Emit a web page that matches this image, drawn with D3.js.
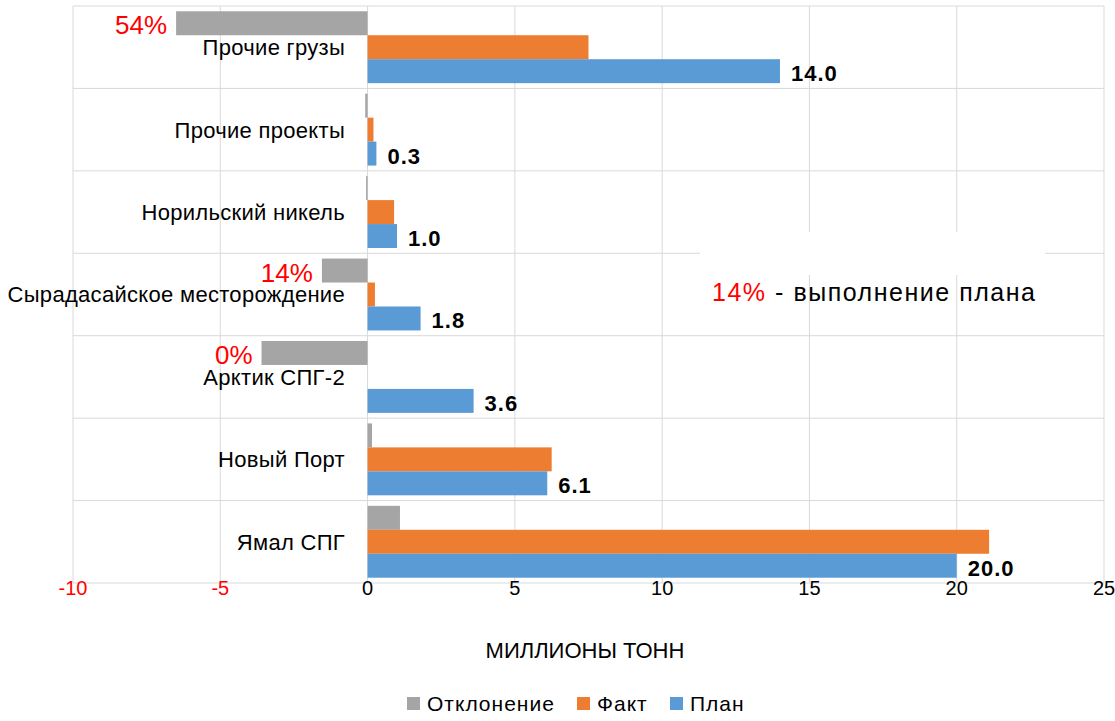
<!DOCTYPE html>
<html>
<head>
<meta charset="utf-8">
<script src="https://cdn.jsdelivr.net/npm/d3@7"></script>
<style>
body { margin: 0; background: #fff; }
</style>
</head>
<body>
<script>
// categories top to bottom
var categories = ["Прочие грузы", "Прочие проекты", "Норильский никель",
  "Сырадасайское месторождение", "Арктик СПГ-2", "Новый Порт", "Ямал СПГ"];
var series = ["Отклонение", "Факт", "План"];
var deviation = [-6.5, -0.08, -0.05, -1.55, -3.6, 0.15, 1.1];
var fact = [7.5, 0.2, 0.9, 0.25, 0, 6.25, 21.1];
var plan = [14.0, 0.3, 1.0, 1.8, 3.6, 6.1, 20.0];
var pctLabels = ["54%", "", "", "14%", "0%", "", ""];
var xTicks = [-10, -5, 0, 5, 10, 15, 20, 25];

(function(){
var colors = {"Отклонение": "#a5a5a5", "Факт": "#ed7d31", "План": "#5b9bd5"};
var W = 1115, H = 721;
var pLeft = 73, pRight = 1104, pTop = 6, pBottom = 583;
var sans = "'Liberation Sans', Arial, sans-serif";

var svg = d3.select("body").append("svg")
  .attr("width", W).attr("height", H);

var x = d3.scaleLinear().domain([-10, 25]).range([pLeft, pRight]);
var y = d3.scaleBand().domain(categories).range([pTop, pBottom]);
var sub = d3.scaleBand().domain(series).range([0, y.bandwidth()])
  .paddingInner(0).paddingOuter(0.22);

// grid
svg.append("g").selectAll("line").data(xTicks).enter().append("line")
  .attr("x1", function(d){ return x(d); }).attr("x2", function(d){ return x(d); })
  .attr("y1", pTop).attr("y2", pBottom)
  .attr("stroke", "#d9d9d9").attr("stroke-width", 1);
var hLines = categories.map(function(c){ return y(c); }).concat([pBottom]);
svg.append("g").selectAll("line").data(hLines).enter().append("line")
  .attr("x1", pLeft).attr("x2", pRight)
  .attr("y1", function(d){ return d; }).attr("y2", function(d){ return d; })
  .attr("stroke", "#d9d9d9").attr("stroke-width", 1);

// bars
var rows = categories.map(function(c, i){
  return {cat: c, vals: [deviation[i], fact[i], plan[i]], pct: pctLabels[i], plan: plan[i]};
});
var g = svg.append("g").selectAll("g").data(rows).enter().append("g")
  .attr("transform", function(d){ return "translate(0," + y(d.cat) + ")"; });

g.selectAll("rect").data(function(d){
  return d.vals.map(function(v, j){ return {s: series[j], v: v}; });
}).enter().append("rect")
  .attr("x", function(d){ return x(Math.min(0, d.v)); })
  .attr("width", function(d){ return Math.abs(x(d.v) - x(0)); })
  .attr("y", function(d){ return sub(d.s); })
  .attr("height", sub.bandwidth())
  .attr("fill", function(d){ return colors[d.s]; });

// category labels
g.append("text")
  .attr("x", 345).attr("y", y.bandwidth() / 2 + 8)
  .attr("text-anchor", "end")
  .style("font-family", sans).style("font-size", "22px").style("letter-spacing", "0.3px")
  .attr("fill", "#000")
  .text(function(d){ return d.cat; });

// plan value labels
g.append("text")
  .attr("x", function(d){ return x(d.plan) + 11; })
  .attr("y", sub("План") + sub.bandwidth() - 2)
  .style("font-family", sans).style("font-weight", "bold")
  .style("font-size", "22px").style("letter-spacing", "1px").attr("fill", "#000")
  .text(function(d){ return d.plan.toFixed(1); });

// percent labels
g.filter(function(d){ return d.pct; }).append("text")
  .attr("x", function(d){ return x(d.vals[0]) - 9; })
  .attr("y", sub("Отклонение") + sub.bandwidth() - 1)
  .attr("text-anchor", "end")
  .style("font-family", sans).style("font-size", "26px").attr("fill", "#ff0000")
  .text(function(d){ return d.pct; });

// x tick labels
svg.append("g").selectAll("text").data(xTicks).enter().append("text")
  .attr("x", function(d){ return x(d); }).attr("y", 595)
  .attr("text-anchor", "middle")
  .style("font-family", sans).style("font-size", "20px")
  .attr("fill", function(d){ return d < 0 ? "#ff0000" : "#000"; })
  .text(function(d){ return d; });

svg.append("text").attr("x", 585).attr("y", 658).attr("text-anchor", "middle")
  .style("font-family", sans).style("font-size", "22px")
  .text("МИЛЛИОНЫ ТОНН");

// annotation box
svg.append("rect").attr("x", 700).attr("y", 232).attr("width", 345).attr("height", 43)
  .attr("fill", "#fff");
var ann = svg.append("text").attr("x", 712).attr("y", 301)
  .attr("textLength", 323).attr("lengthAdjust", "spacing")
  .style("font-family", sans).style("font-size", "25px");
ann.append("tspan").attr("fill", "#ff0000").text("14%");
ann.append("tspan").attr("fill", "#000").text(" - выполнение плана");

// legend
var legX = [407, 577, 670];
var leg = svg.append("g").selectAll("g").data(series).enter().append("g")
  .attr("transform", function(d, i){ return "translate(" + legX[i] + ",697)"; });
leg.append("rect").attr("width", 13).attr("height", 13)
  .attr("fill", function(d){ return colors[d]; });
leg.append("text").attr("x", 20).attr("y", 14)
  .style("font-family", sans).style("font-size", "21px").style("letter-spacing", "1px")
  .text(function(d){ return d; });
})();
</script>
</body>
</html>
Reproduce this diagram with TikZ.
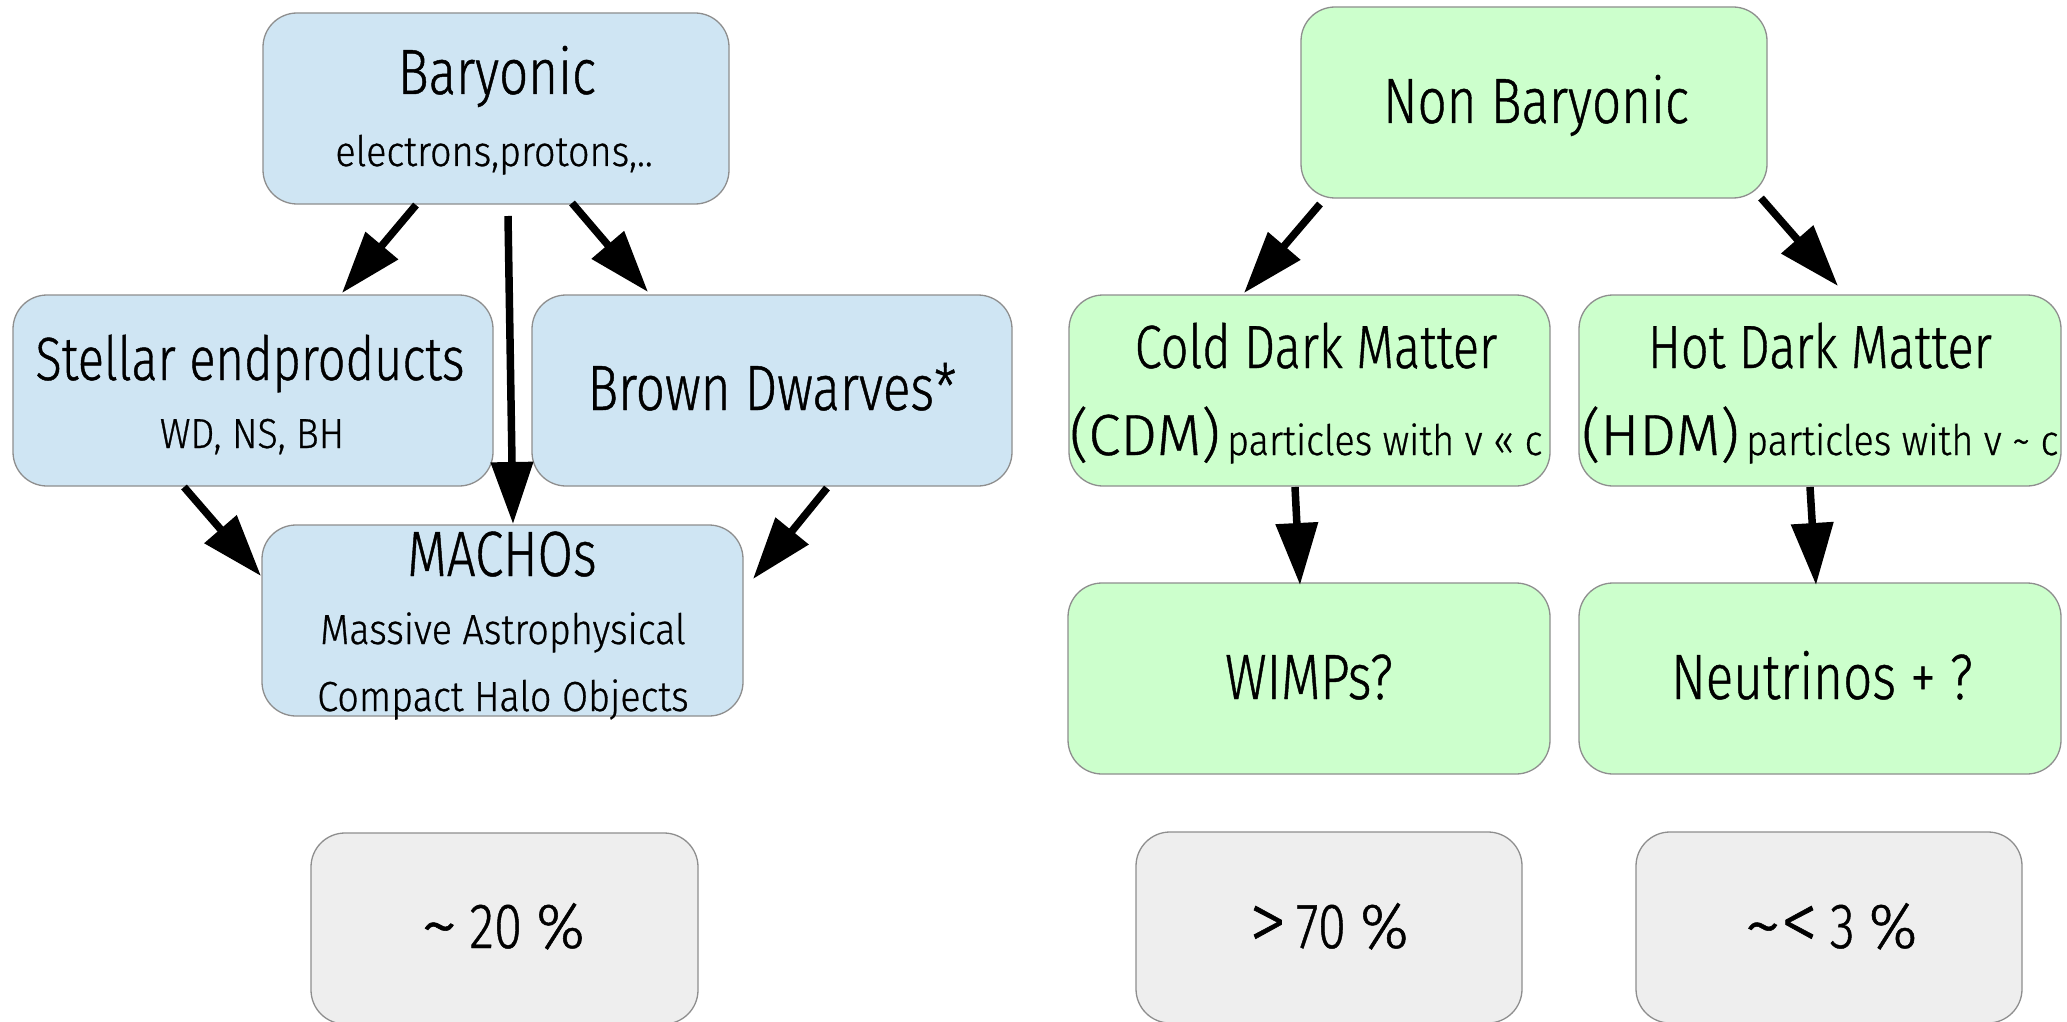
\documentclass[tikz,border=0pt]{standalone}
\usepackage{fontspec}
\setmainfont{Fira Sans}[UprightFont={* Light}, FakeStretch=0.8, FakeBold=0.7]
\newfontfamily\widefam{Fira Sans}[UprightFont={* Light}, FakeStretch=0.9, FakeBold=0.7]
\newfontfamily\fullfam{Fira Sans}[UprightFont={* Light}, FakeBold=0.7]
\usetikzlibrary{arrows.meta,calc}

\definecolor{barblue}{HTML}{CFE5F3}
\definecolor{nbgreen}{HTML}{CCFFCC}
\definecolor{pctgray}{HTML}{EEEEEE}
\definecolor{edgegray}{HTML}{8E8E8E}

\newcommand\bigtxt{\fontsize{64}{72}\selectfont}
\newcommand\midtxt{\fontsize{61}{70}\selectfont}
\newcommand\abbrtxt{\fullfam\fontsize{58}{66}\selectfont}
\newcommand\smalltxt{\widefam\fontsize{42}{50}\selectfont}
% wider relation signs, tilde and percent sign of the percentage labels
\newcommand\wtilde{\raisebox{-3pt}{\scalebox{1.5}[1.2]{\textasciitilde}}}
\newcommand\wless{\raisebox{-2pt}{\scalebox{1.45}[1.3]{<}}}
\newcommand\wmore{\raisebox{-2pt}{\scalebox{1.45}[1.3]{>}}}
\newcommand\wpct{\scalebox{1.2}[1]{\%}}

\begin{document}
\begin{tikzpicture}[x=1pt,y=-1pt,
  box/.style={draw=edgegray, line width=1.3pt, rounded corners=34pt,
    anchor=north west, inner sep=0pt, outer sep=0pt, minimum height=191pt},
  bluebox/.style={box, fill=barblue},
  greenbox/.style={box, fill=nbgreen},
  graybox/.style={box, fill=pctgray},
  txt/.style={anchor=base, inner sep=0pt, outer sep=0pt},
  flow/.style={line width=7.5pt, -{Triangle[length=62pt,width=41pt]}}]

\fill[white] (0,0) rectangle (2067,1022);
\useasboundingbox (0,0) rectangle (2067,1022);

% baryonic branch
\node[bluebox, minimum width=466pt] (bary) at (263,13) {};
\node[bluebox, minimum width=480pt] (stell) at (13,295) {};
\node[bluebox, minimum width=480pt] (brown) at (532,295) {};
\node[bluebox, minimum width=481pt] (macho) at (262,525) {};
\node[graybox, minimum width=387pt] (pctA) at (311,833) {};

% non-baryonic branch
\node[greenbox, minimum width=466pt] (nonb) at (1301,7) {};
\node[greenbox, minimum width=481pt] (cdm) at (1069,295) {};
\node[greenbox, minimum width=482pt] (hdm) at (1579,295) {};
\node[greenbox, minimum width=482pt] (wimp) at (1068,583) {};
\node[greenbox, minimum width=482pt] (neut) at (1579,583) {};
\node[graybox, minimum width=386pt] (pctB) at (1136,832) {};
\node[graybox, minimum width=386pt] (pctC) at (1636,832) {};

% labels
\node[txt, font=\bigtxt] (baryT) at (497,94) {Baryonic};
\node[txt, font=\smalltxt] (baryS) at (494,166) {electrons,protons,..};
\node[txt, font=\midtxt] (stellT) at (250,380) {Stellar endproducts};
\node[txt, font=\smalltxt] (stellS) at (252,448) {WD, NS, BH};
\node[txt, font=\bigtxt] (brownT) at (772,410) {Brown Dwarves*};
\node[txt, font=\bigtxt] (machoT) at (502,576) {MACHOs};
\node[txt, font=\smalltxt] (machoS) at (503,644) {Massive Astrophysical};
\node[txt, font=\smalltxt] (machoU) at (503,711) {Compact Halo Objects};
\node[txt, font=\bigtxt] (pctAT) at (503,948) {\wtilde\hspace{12pt}20\hspace{14pt}\wpct};

\node[txt, font=\bigtxt] (nonbT) at (1536,123) {Non Baryonic};
\node[txt, font=\midtxt] (cdmT) at (1316,368) {Cold Dark Matter};
\node[txt] (cdmS) at (1306,455) {{\abbrtxt (CDM)}\hspace{7pt}{\smalltxt particles with v « c}};
\node[txt, font=\midtxt] (hdmT) at (1820,368) {Hot Dark Matter};
\node[txt] (hdmS) at (1820,455) {{\abbrtxt (HDM)}\hspace{7pt}{\smalltxt particles with v \textasciitilde{} c}};
\node[txt, font=\bigtxt] (wimpT) at (1309,699) {WIMPs?};
\node[txt, font=\bigtxt] (neutT) at (1822,699) {Neutrinos + ?};
\node[txt, font=\bigtxt] (pctBT) at (1329,948) {\wmore\hspace{10pt}70\hspace{14pt}\wpct};
\node[txt, font=\bigtxt] (pctCT) at (1831,948) {\wtilde\wless\hspace{12pt}3\hspace{14pt}\wpct};

% connectors
\draw[flow] ($(bary.south west)+(153,1)$) -- ($(stell.north west)+(329,-2)$);
\draw[flow] ($(bary.south west)+(245,12)$) -- ($(macho.north west)+(251,-1)$);
\draw[flow] ($(bary.south west)+(309,-1)$) -- ($(brown.north west)+(116,-3)$);
\draw[flow] ($(stell.south west)+(171,1)$) -- ($(macho.north west)+(-1,51)$);
\draw[flow] ($(brown.south west)+(295,2)$) -- ($(macho.north east)+(10,54)$);
\draw[flow] ($(nonb.south west)+(19,6)$) -- ($(cdm.north west)+(175,-2)$);
\draw[flow] ($(nonb.south west)+(460,0)$) -- ($(hdm.north west)+(259,-9)$);
\draw[flow] ($(cdm.south west)+(226,1)$) -- ($(wimp.north west)+(232,2)$);
\draw[flow] ($(hdm.south west)+(231,1)$) -- ($(neut.north west)+(237,2)$);
\end{tikzpicture}
\end{document}
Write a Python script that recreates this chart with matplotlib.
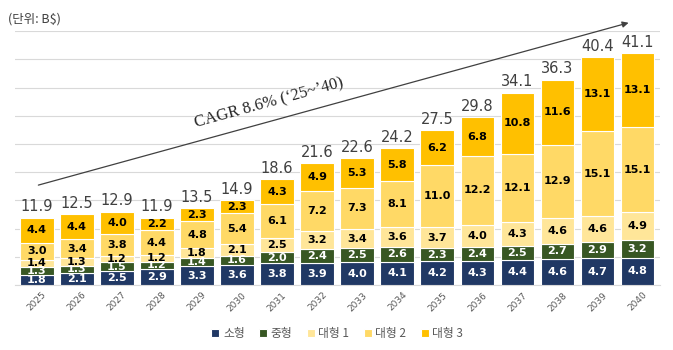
========================================
Challenge:
Begin at the top of the records above and retype each line exactly until the line containing "var xTicks = [-10, -5, 0, 5, 10, 15, 20, 25];", which is included. Skip all pictures.

Written solution:
Emit a web page that matches this image, drawn with D3.js.
<!DOCTYPE html>
<html>
<head>
<meta charset="utf-8">
<script src="https://cdn.jsdelivr.net/npm/d3@7"></script>
<style>
body { margin: 0; background: #fff; }
</style>
</head>
<body>
<script>
// categories top to bottom
var categories = ["Прочие грузы", "Прочие проекты", "Норильский никель",
  "Сырадасайское месторождение", "Арктик СПГ-2", "Новый Порт", "Ямал СПГ"];
var series = ["Отклонение", "Факт", "План"];
var deviation = [-6.5, -0.08, -0.05, -1.55, -3.6, 0.15, 1.1];
var fact = [7.5, 0.2, 0.9, 0.25, 0, 6.25, 21.1];
var plan = [14.0, 0.3, 1.0, 1.8, 3.6, 6.1, 20.0];
var pctLabels = ["54%", "", "", "14%", "0%", "", ""];
var xTicks = [-10, -5, 0, 5, 10, 15, 20, 25];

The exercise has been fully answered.